O mal-estar foi gerado durante a discussão da estratégia suplementar que garante aos profissionais da educação que possam discutir identidade de gênero e orientação sexual em salas de aula e demais espaços de aprendizagem. Alguns do movimento "Patriotas" tentaram colocar limitações à proposta como assegurar que a discussão fosse somente com estudantes acima de 18 anos ou com a expressa autorização dos pais. Todas foram rejeitadas. 

Disputas ideológicas marcam encerramento do fórum

Ao final da votação de todas as propostas, os participantes aprovaram moções apresentadas por entidades ou pessoas: apoiando o projeto do plano, a criação de uma CPI da Universidade Estadual de Minas Gerais e contra manifestações dos grupos Patriotas e Escola sem Partido. Esta última gerou polêmica e confronto na plenária. A moção acusava os dois grupos de manifestações "sexistas, homofóbicas, racistas e de incitação ao ódio", que foram repelidas pelos representantes. Aos gritos de "Fascistas, racistas não passarão" e "Quem luta, educa", a moção foi aprovada pela maioria.

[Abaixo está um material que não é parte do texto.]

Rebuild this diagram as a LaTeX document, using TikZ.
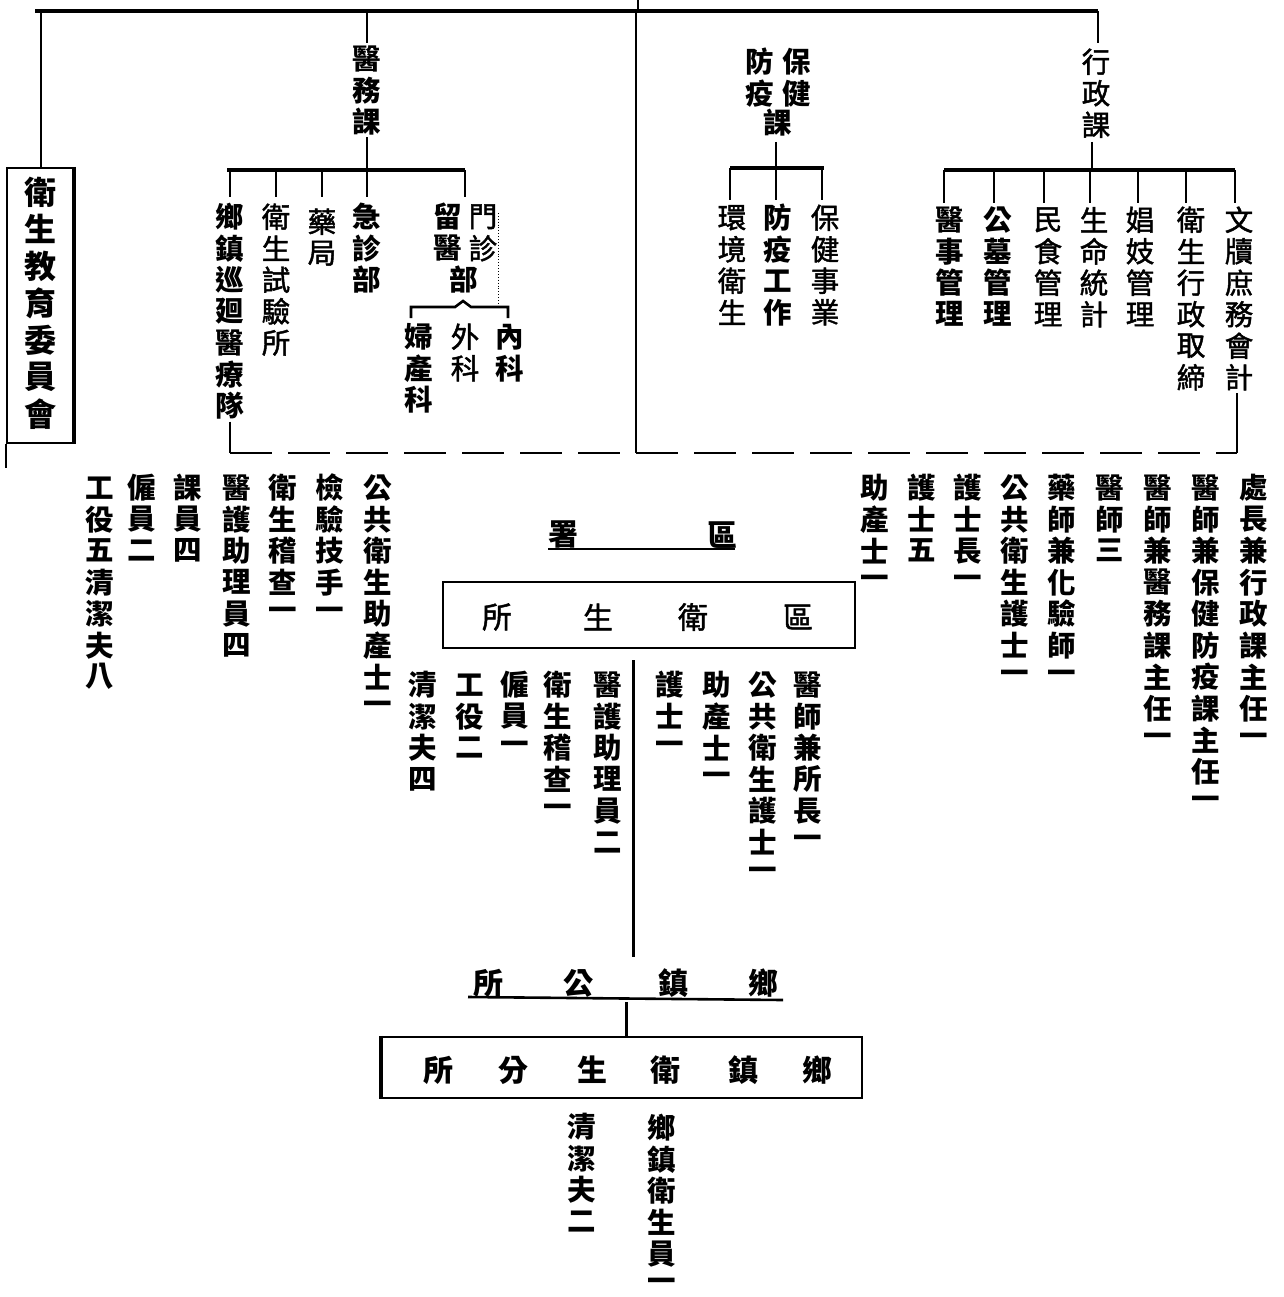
\documentclass[tikz,border=0pt]{standalone}
\usepackage{fontspec}
\newfontfamily\cjk{Noto Sans CJK TC}
\newfontfamily\cjkm{Noto Sans CJK TC}[FakeBold=1.6]
\newlength\vtp
\setlength\vtp{31.5pt}
\makeatletter
\def\vt#1{\vbox{\offinterlineskip\vt@a#1\relax}}
\def\vt@a#1{\ifx\relax#1\else\vbox to\vtp{\vss\hbox to 1em{\hss#1\hss}\vss}\expandafter\vt@a\fi}
\makeatother
\begin{document}
\begin{tikzpicture}[x=1pt,y=-1pt,
  vcol/.style={inner sep=0pt, outer sep=0pt, anchor=north, font=\cjkm\fontsize{28.5}{28.5}\selectfont},
  vbold/.style={vcol, font=\cjk\bfseries\fontsize{28.5}{28.5}\selectfont},
  hch/.style={inner sep=0pt, font=\cjk\bfseries\fontsize{30}{30}\selectfont},
  hreg/.style={inner sep=0pt, font=\cjkm\fontsize{30}{30}\selectfont},
  bus/.style={line width=3.6pt},
  link/.style={line width=2.6pt},
  frame/.style={line width=2.4pt},
]
\useasboundingbox[fill=white] (0,0) rectangle (1283,1297);

% ---------- top bus ----------
\coordinate (tTop) at (638,0);
\coordinate (tMid) at (638,11);
\coordinate (tL) at (35,11);
\coordinate (tR) at (1098,11);
\coordinate (tLd) at (41,11);
\coordinate (tYw) at (367,11);
\coordinate (tC) at (636,11);
\coordinate (cBot) at (636,453);
\draw[link] (tTop) -- (tMid);
\draw[bus] (tL) -- (tR);

% ---------- left committee box ----------
\node[draw, frame, minimum width=66pt, minimum height=275pt, inner sep=0pt] (wjbox) at (40,305.5) {};
\node[vbold, font={\cjk\bfseries\fontsize{32}{32}\selectfont\setlength\vtp{37pt}}] (wj) at (40,173.5) {\vt{衛生教育委員會}};
\draw[line width=2pt] (wjbox.south west) -- ++(0,24);
\draw[line width=3.6pt] (wjbox.north east) -- (wjbox.south east);
\draw[link] (tLd) -- (wjbox.north -| tLd);

% ---------- 醫務課 ----------
\node[vbold] (yw) at (367,43) {\vt{醫務課}};
\draw[link] (tYw) -- (yw.north);
\coordinate (ywb) at (367,170);
\draw[link] (yw.south) -- (ywb);
\coordinate (ywL) at (227,170);
\coordinate (ywR) at (465,170);
\draw[bus] (ywL) -- (ywR);
\node[vbold] (xz) at (230,201) {\vt{鄉鎮巡廻醫療隊}};
\node[vcol] (sy) at (276,201) {\vt{衛生試驗所}};
\node[vcol] (yj) at (322,206) {\vt{藥局}};
\node[vbold] (jz) at (367,201) {\vt{急診部}};
\node[vcol] (mz) at (483,201) {\vt{門診}};
\node[vbold] (ly) at (448,201) {\vt{留醫}};
\node[vbold] (lyb) at (464,264) {\vt{部}};
\foreach \n/\x in {xz/230, sy/276, yj/322, jz/367, ly/465} {
  \draw[link] (\x,170) -- (\x,197);
}
\draw[line width=0.9pt, dotted] (498,213) -- (498,303);
\coordinate (brL) at (411,318);
\coordinate (brR) at (508,318);
\draw[link] (brL) -- (411,307) -- (455,307) -- (463,301) -- (471,307) -- (508,307) -- (brR);
\node[vbold] (nk) at (510,321) {\vt{內科}};
\node[vcol] (wk) at (465,321) {\vt{外科}};
\node[vbold] (fc) at (419,321) {\vt{婦產科}};
\coordinate (xzb) at (230,453);
\draw[link] (xz.south) -- (xzb);

% ---------- centre line ----------
\draw[link] (tC) -- (cBot);

% ---------- 保健防疫課 ----------
\node[vbold] (bj) at (797,46) {\vt{保健}};
\node[vbold] (fy) at (760,46) {\vt{防疫}};
\node[vbold] (bk) at (778,107) {\vt{課}};
\coordinate (bkb) at (776,168);
\draw[link] (776,142) -- (bkb);
\draw[bus] (730,168) -- (824,168);
\foreach \x in {730,776,822} { \draw[link] (\x,168) -- (\x,200); }
\node[vcol] (hj) at (732,202) {\vt{環境衛生}};
\node[vbold] (fg) at (778,202) {\vt{防疫工作}};
\node[vcol] (bs) at (825,202) {\vt{保健事業}};

% ---------- 行政課 ----------
\node[vcol] (xk) at (1096,46) {\vt{行政課}};
\draw[link] (tR) -- (1098,43);
\coordinate (xkb) at (1092,170);
\draw[link] (1092,142) -- (xkb);
\draw[bus] (944,170) -- (1235,170);
\foreach \x in {944,994,1044,1090,1138,1186,1235} { \draw[link] (\x,170) -- (\x,203); }
\node[vbold] (ys) at (950,204) {\vt{醫事管理}};
\node[vbold] (gm) at (998,204) {\vt{公墓管理}};
\node[vcol] (ms) at (1048,204) {\vt{民食管理}};
\node[vcol] (sm) at (1094,204) {\vt{生命統計}};
\node[vcol] (cj) at (1140,204) {\vt{娼妓管理}};
\node[vcol] (wx) at (1191,204) {\vt{衛生行政取締}};
\node[vcol] (wd) at (1239,204) {\vt{文牘庶務會計}};
\coordinate (wdb) at (1237,453);
\draw[link] (1237,393) -- (wdb);

% ---------- dashed staff line ----------
\draw[line width=2.6pt, dash pattern=on 42pt off 16pt] (xzb) -- (wdb);

% ---------- staff lists ----------
\node[vbold] (r1) at (1254,472) {\vt{處長兼行政課主任一}};
\node[vbold] (r2) at (1206,472) {\vt{醫師兼保健防疫課主任一}};
\node[vbold] (r3) at (1158,472) {\vt{醫師兼醫務課主任一}};
\node[vbold] (r4) at (1110,472) {\vt{醫師三}};
\node[vbold] (r5) at (1062,472) {\vt{藥師兼化驗師一}};
\node[vbold] (r6) at (1015,472) {\vt{公共衛生護士一}};
\node[vbold] (r7) at (968,472) {\vt{護士長一}};
\node[vbold] (r8) at (922,472) {\vt{護士五}};
\node[vbold] (r9) at (875,472) {\vt{助產士一}};

\node[vbold] (l1) at (378,472) {\vt{公共衛生助產士一}};
\node[vbold] (l2) at (330,472) {\vt{檢驗技手一}};
\node[vbold] (l3) at (283,472) {\vt{衛生稽查一}};
\node[vbold] (l4) at (237,472) {\vt{醫護助理員四}};
\node[vbold] (l5) at (188,472) {\vt{課員四}};
\node[vbold] (l6) at (142,472) {\vt{僱員二}};
\node[vbold] (l7) at (100,472) {\vt{工役五清潔夫八}};

% ---------- 區署 / 區衛生所 ----------
\node[hch] (q1) at (722,535) {區};
\node[hch] (q2) at (563,535) {署};
\draw[link] (548,549) -- (735,549);
\node[draw, frame, minimum width=412pt, minimum height=66pt, inner sep=0pt] (qbox) at (649,615) {};
\node[hreg] (qa) at (798,617) {區};
\node[hreg] (qb) at (693,617) {衛};
\node[hreg] (qc) at (598,617) {生};
\node[hreg] (qd) at (497,617) {所};

\node[vbold] (c1) at (808,669) {\vt{醫師兼所長一}};
\node[vbold] (c2) at (763,669) {\vt{公共衛生護士一}};
\node[vbold] (c3) at (717,669) {\vt{助產士一}};
\node[vbold] (c4) at (670,669) {\vt{護士一}};
\node[vbold] (c5) at (608,669) {\vt{醫護助理員二}};
\node[vbold] (c6) at (558,669) {\vt{衛生稽查一}};
\node[vbold] (c7) at (515,669) {\vt{僱員一}};
\node[vbold] (c8) at (470,669) {\vt{工役二}};
\node[vbold] (c9) at (423,669) {\vt{清潔夫四}};

\coordinate (qv1) at (633,660);
\coordinate (qv2) at (633,957);
\draw[line width=3pt] (qv1) -- (qv2);

% ---------- 鄉鎮公所 ----------
\node[hch] (g1) at (763,983) {鄉};
\node[hch] (g2) at (673,983) {鎮};
\node[hch] (g3) at (578,983) {公};
\node[hch] (g4) at (488,983) {所};
\draw[link] (468,997) -- (783,1000);
\coordinate (gv1) at (626,1002);
\coordinate (gv2) at (626,1037);
\draw[line width=3pt] (gv1) -- (gv2);

% ---------- 鄉鎮衛生分所 ----------
\node[draw, frame, minimum width=480pt, minimum height=61pt, inner sep=0pt] (fbox) at (622,1067.5) {};
\draw[line width=3.6pt] (fbox.north west) -- (fbox.south west);
\node[hch] (f1) at (817,1070) {鄉};
\node[hch] (f2) at (743,1070) {鎮};
\node[hch] (f3) at (665,1070) {衛};
\node[hch] (f4) at (592,1070) {生};
\node[hch] (f5) at (513,1070) {分};
\node[hch] (f6) at (438,1070) {所};

\node[vbold] (b1) at (662,1112) {\vt{鄉鎮衛生員一}};
\node[vbold] (b2) at (582,1111) {\vt{清潔夫二}};
\end{tikzpicture}
\end{document}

Beatriz Cerqueira criticou as várias tentativas de se inserir no texto final a sugestão de garantir uma escola sem partido. Segundo ela, essa seria uma bandeira do PSDB, com o objetivo de passar "a falsa ideia" de que política é igual partido. "Queremos uma escola democrática, inclusiva, que pense e, não que amordace", disse ela, que foi ovacionada.

Após a entrega do documento ao deputado Paulo Lamac (Rede), a maioria também se manifestou contra o governo interino de Michel Temer.